If you come from parents who aren’t in the arts, what parts of them do you see in yourself that have helped you succeed in the business?
My father (who has since passed away) was a sushi chef, and I have always found that job to be artistic. Especially because of his own attention to detail and presentation and how he handled the art of sushi. My mother was a ballet dancer. She still takes ballet class everyday, so I guess she is STILL a ballerina. My brother is also a ballet dancer who has danced with some very prestigious companies, and is now a company member at Charlotte Ballet in NC. When I left Mamma Mia, and we all got lovingly roasted at our last show, the joke of my roast was “even though her mother is a ballet dancer and her brother is a ballet dancer, Olivia dances like her dad, who is a sushi chef.” And that would remain accurate to this day.
If you could go back in time, what would you tell your younger self?
It will all work out. He’s not the one. Travel sooner and more often. Follow your gut and heart. But honestly, I would also just tell myself to hang in there because everything pans out just the way it's supposed to.
What do you love most about what you do?
I feel most alive when I am onstage. It’s as simple as that. I also love the community it has brought me. I love the sense of purpose it has brought me. Mostly, I love how human and alive I feel when I am being vulnerable onstage. There is nothing else for me that compares to that feeling.
What helped you most to rebound from what you considered your biggest failure or mistake in your career?
Travel was my rebound and is usually always the thing that can reset me. There was a time when I didn’t want to do this anymore. It wasn’t really a mistake or failure as much as a complete feeling of wanting to give up. My father died and suddenly acting, performing, all of it seemed pointless. I didn’t wanna hear girls in a waiting room for an audition obsessing about their hair. I was so angry and vibrating at such a high frequency of anger – I couldn’t be giving and I don’t think you can be an actor if you aren’t a vessel. So I packed up a backpack and went on a solo backpacking trip around the world. It started with a one way ticket, and I didn’t come back until months later when I really knew I could be in NYC and be okay again. I was walking in Bondi Beach, Australia one day and It came over me that I was ready and I would be alright. Travel saved my life.
Do you have any self care practices you do to stay focused and sane?
Hot yoga, running, and audiobooks.
How do you prepare for a role you consider difficult personally, whether it hits too close to home or goes greatly against your personal beliefs?

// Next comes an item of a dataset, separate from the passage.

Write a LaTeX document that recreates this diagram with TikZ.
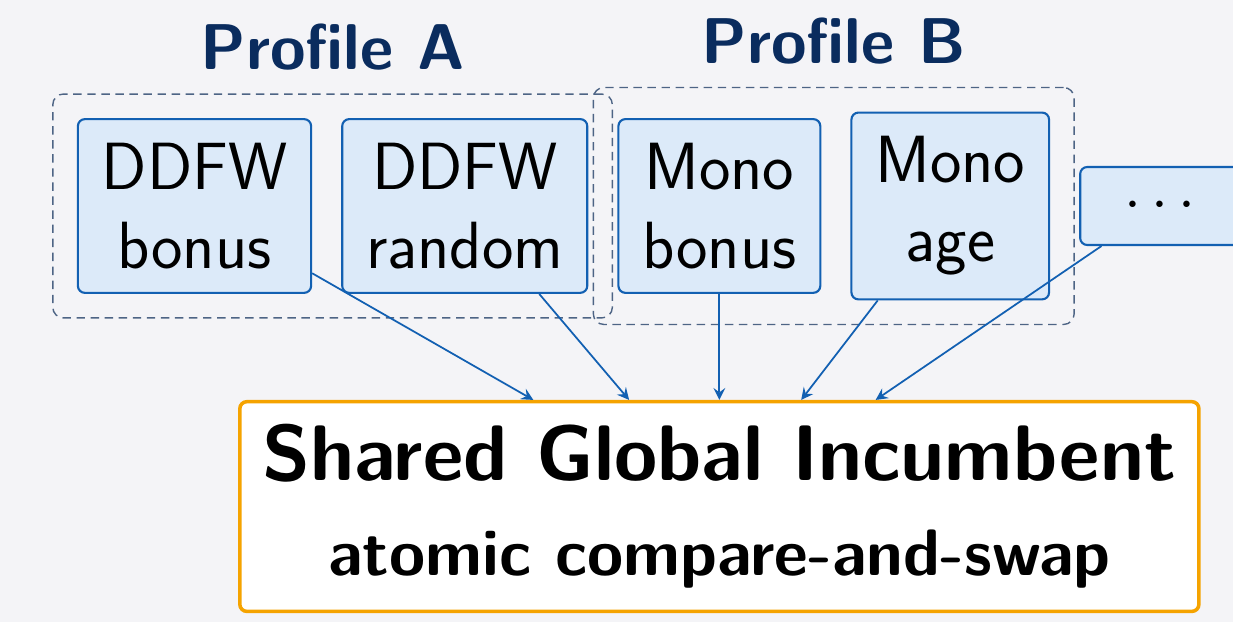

I didn’t become an actor to feel comfortable, but I do think that if I feel really uncomfortable with a role, I just simply wouldn’t take it. For example, I got to a point in my career where I have turned down auditions because I didn’t want to play an Asian stereotype. But I welcome challenging roles. I don’t want to play one dimensional characters, I welcome playing a role where I get to dive into a circumstance that is heavy. It is cathartic and it's why we do what we do. I want to be challenged and I want to be stretched emotionally. True growth has never been born out of me being entirely comfortable.